The short wall surrounding the base is beveled and bears the names of many of the individuals who died in the disaster. (Note: Sources vary on the exact number of names inscribed on the memorial. On the low end, historian Kenneth E. Foote stated in a 1997 history book that there are 270 names, while other sources give numbers of 277, 294, and 296. In a 1984 book, author Kevin C. Evans gave a breakdown for the names, with 280 being for students and 14 for teachers.) The students' names are grouped by grade level. The memorial does not include all known fatalities of the disaster, as several families opted against including their children's names on the memorial. The designers of the monument opted to leave gaps for omitted names so that they could be added later if the parents changed their minds; several later did. In addition, the names of several individuals not initially counted among the deceased have been added to a pink granite slab located near the beveled wall.

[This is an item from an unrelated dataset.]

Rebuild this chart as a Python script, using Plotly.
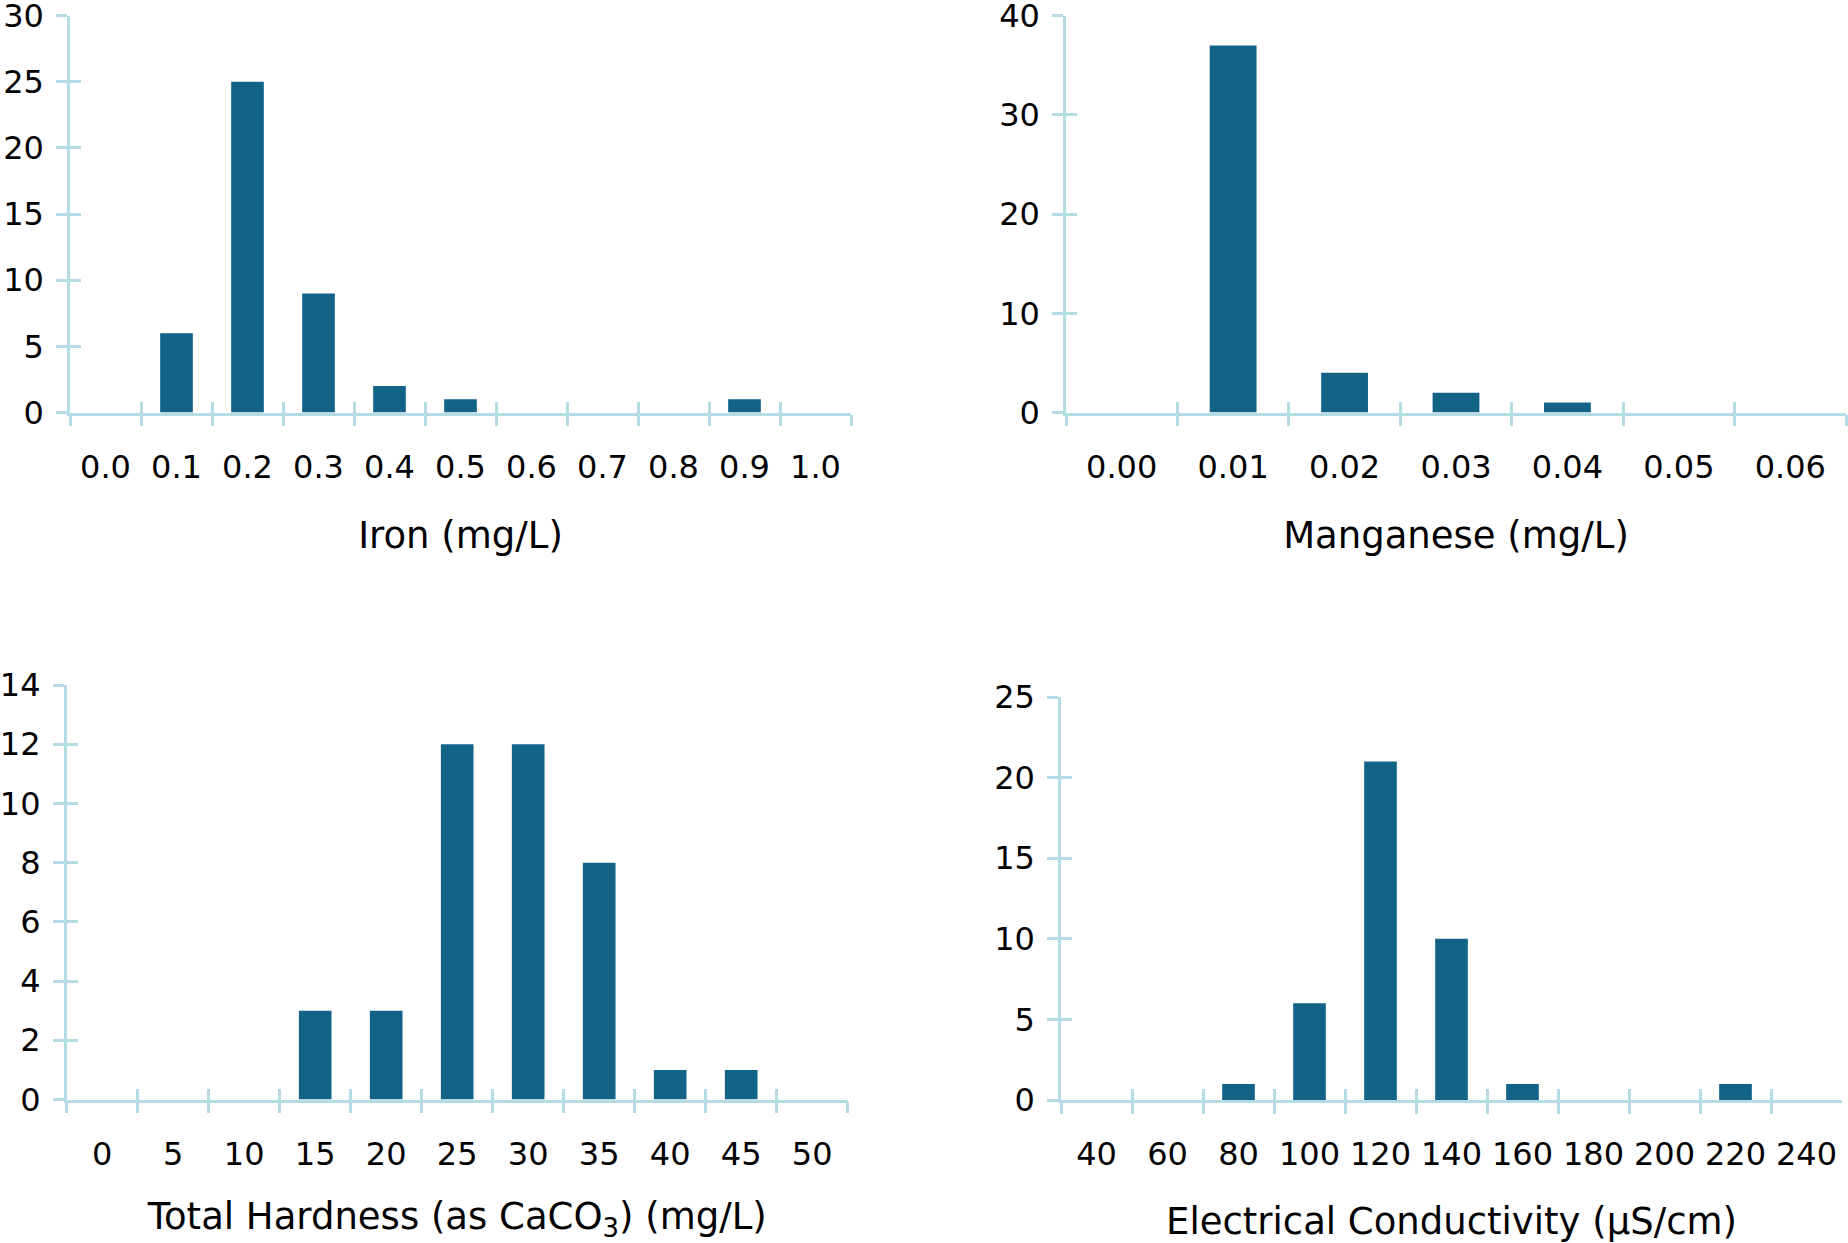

The memorial is located in a median strip of New London's Main Street, which is also signed as Texas State Highway 42, with an address of 690 Main Street. It is in front of West Rusk High School, which was built on the site of the destroyed school.

== Later history ==
Despite the creation of the monument, the local community did little to publicly commemorate the event over the next several decades, which several commentators have attributed to an uneasiness with local residents. In 1977, Wayne Shaffer, who was in elementary school in New London during the explosion, organized a memorial ceremony, which was attended by several of the survivors. Initially held every two years, these memorial services at the cenotaph have been an annual occurrence since at least the 2020s and continue to the current day.

In 1979, the monument was repaired by the Gould Monument Company of Jacksonville, Tennessee. This followed a vehicle collision that had damaged the structure. In 1987, a smaller memorial was erected near the base of the cenotaph in commemoration of the fiftieth anniversary of the disaster. The marker bears an image of hands in prayer and the following inscription:

IN LOVING MEMORY / 1937 1987 / LONDON EX-STUDENTS REUNION / AND MEMORIAL ASSOCIATION INC

Several years later, in 1989, the Texas Historical Commission erected an Official Texas Historical Marker near the memorial, due south.

In 1993, the memorial was surveyed as part of the Save Outdoor Sculpture! project, and in 1998, a local history museum that focuses on the disaster was opened near the memorial, on the other side of the road from the new high school building.